As digital transformation sweeps through industries of all types, the SAP Apphaus scheme has been created to help firms develop more innovative approaches to how they do business
Speaking at the TechEd conference in Barcelona this week, SAP global head of customer innovation gave an insight into the technology company’s Apphaus project — an initiative designed to help firms become more innovative in a digital environment.
Industries across the spectrum are hurtling towards a digital future characterised by rapid innovation and fleet-footed acceptance of new ways of doing business.
Many organisations, particularly those which have grown and matured in the pre-digital era, are now seeking out ways to develop a fresh approach — but it is not an easy transition to make when saddled with legacy systems, established processes and a settled workforce.
That is why German technology giant SAP has created the Apphaus network – an initiative designed to help businesses satisfy creative needs by advising and developing innovative corporate projects based on data insights.
The idea is to encourage an “innovation culture” within organisations seeking to adapt to the modern digital environment – while attracting new customers and learning a thing or two about innovation itself along the way.
“When we work together with customers it is not the usual office set-up,” explains SAP head of customer innovation Anja Schneider.
“We work in a different style, provide different kinds of perspectives and bring different people together to nurture the real topics of interest for customers to really start their journey.
“Digital transformation is a no-brainer – everybody knows it is happening.

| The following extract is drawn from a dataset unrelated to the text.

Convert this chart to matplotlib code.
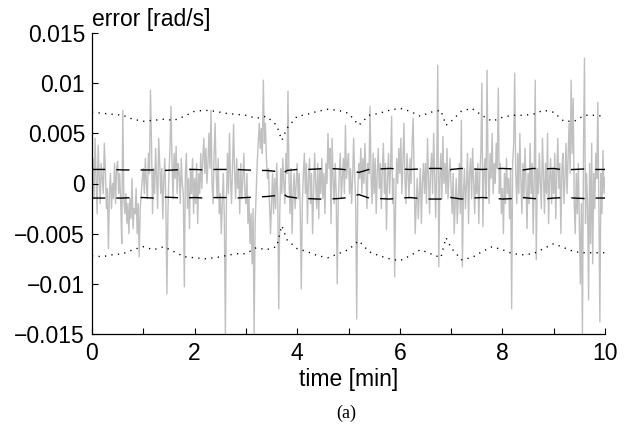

“But the next question is how to deal with it – where to start, how to be agile and how to create projects that could be integrated into the backbone of a company.”
SAP Apphaus network has a global reach
The Apphaus network comprises five global locations run directly by SAP – in Palo Alto, New York, Heidelberg, Berlin and Seoul – as well as a number of partner projects in regions including Bangalore, Calgary, Madrid and Melbourne.
SAP invites firms looking to modernise their work culture and processes to visit these Apphaus premises and embark on a creative “design thinking” journey intended to reconfigure preconceived notions and infuse teams with a spirit of innovation.
Collectively, the global initiative has already attracted around 60,000 visitors, run 2,000 workshops and helped more than 1,000 customers get their creative juices flowing.
The likes of US retail giant Costco, UK car manufacturer Rolls Royce, the Women’s Tennis Association and German chemicals producer BASF are among those to have embraced the Apphaus programme as they seek to prepare for a digital future.
SAP itself benefits from the scheme, by finding new ways to engage with existing and prospective customers while also taking inspiration from some of the innovative ideas and processes cultivated through it.
SAP Apphaus helps businesses get started on the road to transformation
As more and more firms come to the conclusion that digital transformation is now a case of when, not if, taking the first steps down the path of transition can prove to be the most difficult.
“Change is happening – I think that’s clear,” says Schneider. “And the big question when we speak to customers is ‘where do we start?’.
“It might be a case of optimising existing processes or extending them.
“Or the ultimate perspective is transforming the processes – coming to a completely new business model and transforming the business overall.
“But we don’t have a business model generator – we can’t push a button and say ‘hey, here’s your new business’.
“It’s a question of conversation – and over time you bring people together from all levels and find your own new business model.”
SAP Apphaus encourages people not to be afraid of failure
One significant aspect of nurturing a more innovative culture within an organisation is convincing workers to get over their fear of failure.
Schneider says: “It often starts with user experience innovation – but we also look at business processes, business models and establishing an innovation culture.
“Establishing a culture in which it is okay if projects fail – because in many cases you will find that the outcome is not viable – even if we can do it technically.
“That is part of the process and part of the culture that you need to establish – not only with the right set of places and spaces, but also with the right leadership team and people driving the process.
“Technology is the surrounding factor of an innovation culture – but overall it’s about people, place, process and leadership.”